人類社会が発展し、科学も進歩すると、それだけでは収まらなくなった。第二次世界大戦後は男女平等の機運が高まった。そのせいではないだろうが、ようやく1980年代から欧米で性差医学が始まり、わが国でも90年代から高齢医学、加齢医学、性差医学などが注目されるようになった。
その後病気の発症頻度や症状発現や薬物効果などに男女差のある問題が明らかにされた。女性には貧血、骨粗鬆症、全身性エリテマトーデス、関節リウマチ、シェーグレン症候群などの膠原病、甲状腺疾患、下垂体疾患、微小血管狭心症などの頻度が高く、男性では痛風、心筋梗塞、肝臓がん、尿路結石、慢性閉塞性肺疾患などが多い。
令和3(2021)年のわが国の男性の平均寿命は81.5歳、女性は87.6歳を示した。以前から男女間の6、7年の寿命の違いは性差によるとされてきたが、世界的にも女性のほうが長寿である。
この問題も大きな疑問で、単純には説明できないところがあるが、女性ホルモンのエストロゲンはコレステロールを下げる傾向があり、動脈硬化の進展を抑制すると説明される。脳梗塞や心筋梗塞などの動脈硬化性疾患の発症には男女間でほぼ10年の差があり、一般に男性は45歳から、女性は55歳から発症する。
死因を男女別にみると、男性の死因はがんの割合が高く、女性では心疾患と脳血管疾患などの動脈硬化性疾患が多い。また要介護状態になる基礎疾患は、男性では脳血管障害の頻度が最も高く、女性では脳血管障害、認知症、骨粗鬆症による骨折などが多い。
女性ホルモンの低下を来す閉経は骨粗鬆症や認知症の進行を加速させ、女性の健康寿命を短縮させる方向に大きく関わっている。そのため更年期障害に使われるホルモン補充療法(HRT)が応用される場合もある。性差の違いは介護期間の差にもつながり、要介護者の多くは女性が占め、介護保険利用者の70%以上が女性である。
薬物治療において薬効や副作用に男女差が現れることがある。実際には薬力学的および薬物動態学的な発現作用が組み合わさって性差として現われる。脂肪量、循環血液量、筋肉量、肺胞面積などが少なく、あるいは薬物の腎臓からの排泄速度が低い点などから、一般に女性で血中薬物濃度が高くなる傾向を認める。

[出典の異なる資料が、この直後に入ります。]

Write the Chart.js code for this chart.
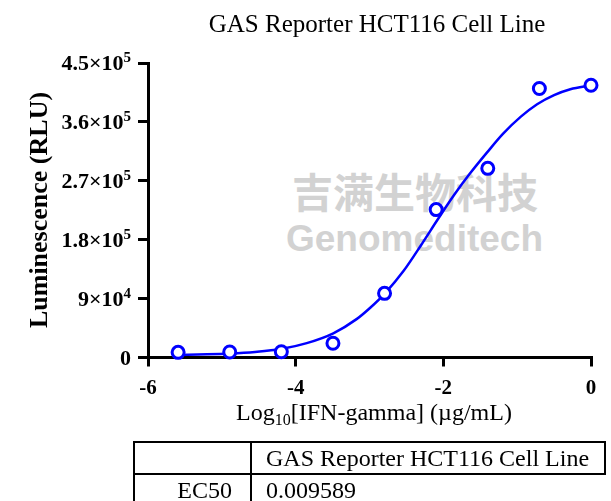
<!DOCTYPE html>
<html>
<head>
<meta charset="utf-8">
<script src="https://cdn.jsdelivr.net/npm/chart.js@4.4.1/dist/chart.umd.min.js"></script>
<style>
  html, body { margin: 0; padding: 0; background: #fff; }
  #wrap { position: relative; width: 611px; height: 501px; overflow: hidden; }
  #chart { position: absolute; left: 0; top: 0; z-index: 1; }
  .wm { position: absolute; z-index: 0; color: #d2d2d2; white-space: nowrap; }
  #wm1 { left: 292px; top: 160px; font: bold 41px "Noto Sans CJK SC", sans-serif; }
  #wm2 { left: 286px; top: 218px; font: bold 37px "Liberation Sans", Arial, sans-serif; }
  table { position: absolute; left: 133px; top: 441px; z-index: 2; border-collapse: collapse;
          font: 24px "Liberation Serif", "Times New Roman", serif; color: #000; }
  td { border: 2px solid #000; height: 30px; padding: 0 15px 0 14px; line-height: 29px; white-space: nowrap; }
  td.lab { width: 82px; text-align: right; padding: 0 18px 0 15px; }
  td.open { border-right: none; }
</style>
</head>
<body>
<div id="wrap">
  <div class="wm" id="wm1">吉满生物科技</div>
  <div class="wm" id="wm2">Genomeditech</div>
  <canvas id="chart" width="611" height="501"></canvas>
  <table>
    <tr><td class="lab"></td><td>GAS Reporter HCT116 Cell Line</td></tr>
    <tr><td class="lab">EC50</td><td class="open">0.009589</td></tr>
  </table>
</div>
<script>
// measured points: log10 dose (ug/mL) vs luminescence
const doseLog = [-5.592, -4.893, -4.194, -3.495, -2.796, -2.097, -1.398, -0.699, 0];
const rlu = [7900, 8400, 8850, 21700, 98000, 226000, 289000, 411000, 416000];

// fitted curve
const fitX = [-5.59, -5.2, -4.89, -4.55, -4.2, -3.85, -3.49, -3.17, -2.99, -2.79, -2.54, -2.3, -2.07, -1.85, -1.64, -1.41, -1.19, -0.95, -0.73, -0.5, -0.28, 0];
const fitY = [4000, 4800, 6000, 8500, 13000, 22000, 37000, 59000, 76000, 98000, 132000, 172000, 212000, 249000, 281000, 313000, 342000, 368000, 387000, 401000, 410000, 416000];

const xTicks = [-6, -4, -2, 0];
// y tick labels: base text and exponent
const yTickBase = ['0', '9×10', '1.8×10', '2.7×10', '3.6×10', '4.5×10'];
const yTickExp = ['', '4', '5', '5', '5', '5'];

const chartTitle = 'GAS Reporter HCT116 Cell Line';
const yTitle = 'Luminescence (RLU)';

const serif = '"Liberation Serif", "Times New Roman", serif';

const textPlugin = {
    id: 'texts',
    afterDraw(chart) {
        const ctx = chart.ctx;
        ctx.save();
        ctx.fillStyle = '#000';
        // title
        ctx.font = '25px ' + serif;
        ctx.textAlign = 'center';
        ctx.textBaseline = 'alphabetic';
        ctx.fillText(chartTitle, 377, 32);

        // y title
        ctx.save();
        ctx.translate(47, 210);
        ctx.rotate(-Math.PI / 2);
        ctx.font = 'bold 26px ' + serif;
        ctx.fillText(yTitle, 0, 0);
        ctx.restore();

        // x title with subscript
        const parts = [['Log', 24, 0], ['10', 16, 5], ['[IFN-gamma] (µg/mL)', 24, 0]];
        let total = 0;
        parts.forEach(p => { ctx.font = p[1] + 'px ' + serif; total += ctx.measureText(p[0]).width; });
        let x = 374 - total / 2;
        ctx.textAlign = 'left';
        parts.forEach(p => {
            ctx.font = p[1] + 'px ' + serif;
            ctx.fillText(p[0], x, 420 + p[2]);
            x += ctx.measureText(p[0]).width;
        });

        // y tick labels with superscript exponents
        const ys = chart.scales.y;
        ctx.textAlign = 'right';
        ys.ticks.forEach((t, i) => {
            const py = ys.getPixelForValue(t.value);
            const right = 131;
            ctx.font = 'bold 15px ' + serif;
            const ew = yTickExp[i] ? ctx.measureText(yTickExp[i]).width : 0;
            ctx.fillText(yTickExp[i], right, py - 1);
            ctx.font = 'bold 22px ' + serif;
            ctx.fillText(yTickBase[i], right - ew, py + 7);
        });
        ctx.restore();
    }
};

const ctx = document.getElementById('chart');

new Chart(ctx, {
    data: {
        datasets: [
            {
                type: 'scatter',
                data: doseLog.map((d, i) => ({x: d, y: rlu[i]})),
                showLine: false,
                pointRadius: 6,
                pointBorderWidth: 3,
                pointBorderColor: '#0000ff',
                pointBackgroundColor: '#ffffff',
                clip: false,
                order: 0
            },
            {
                type: 'line',
                data: fitX.map((d, i) => ({x: d, y: fitY[i]})),
                borderColor: '#0000ff',
                borderWidth: 2.5,
                pointRadius: 0,
                cubicInterpolationMode: 'monotone',
                fill: false,
                clip: false,
                order: 1
            }
        ]
    },
    options: {
        responsive: false,
        animation: false,
        layout: { padding: { left: 0, right: 20, top: 63, bottom: 98.5 } },
        plugins: { legend: { display: false }, tooltip: { enabled: false } },
        scales: {
            x: {
                type: 'linear',
                min: -6,
                max: 0,
                afterFit: s => { s.height = 45; },
                afterBuildTicks: s => { s.ticks = xTicks.map(v => ({value: v})); },
                border: { color: '#000', width: 3 },
                grid: { drawOnChartArea: false, drawTicks: true, tickLength: 9, lineWidth: 3, color: '#000' },
                ticks: {
                    color: '#000',
                    padding: 9,
                    maxRotation: 0,
                    font: { family: serif, size: 21, weight: 'bold' },
                    callback: v => String(v)
                }
            },
            y: {
                min: 0,
                max: 450000,
                afterFit: s => { s.width = 148; },
                border: { color: '#000', width: 3 },
                grid: { drawOnChartArea: false, drawTicks: true, tickLength: 10, lineWidth: 3, color: '#000' },
                ticks: {
                    stepSize: 90000,
                    display: false
                }
            }
        }
    },
    plugins: [textPlugin]
});
</script>
</body>
</html>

性差よって薬効が異なる例として、糖尿病治療薬の塩酸ピオグリタゾン、睡眠薬のトリアゾラム、選択的セロトニン再取り込み阻害薬で抗うつ薬のSSRIなどは男性に比べて女性で強く出現する。また薬剤性肝障害やアレルギー性皮膚炎も女性に多い。様々な病気において、性ホルモンや免疫機能、あるいはセロトニンなどの受容体の性差が関与する課題が解明されつつある。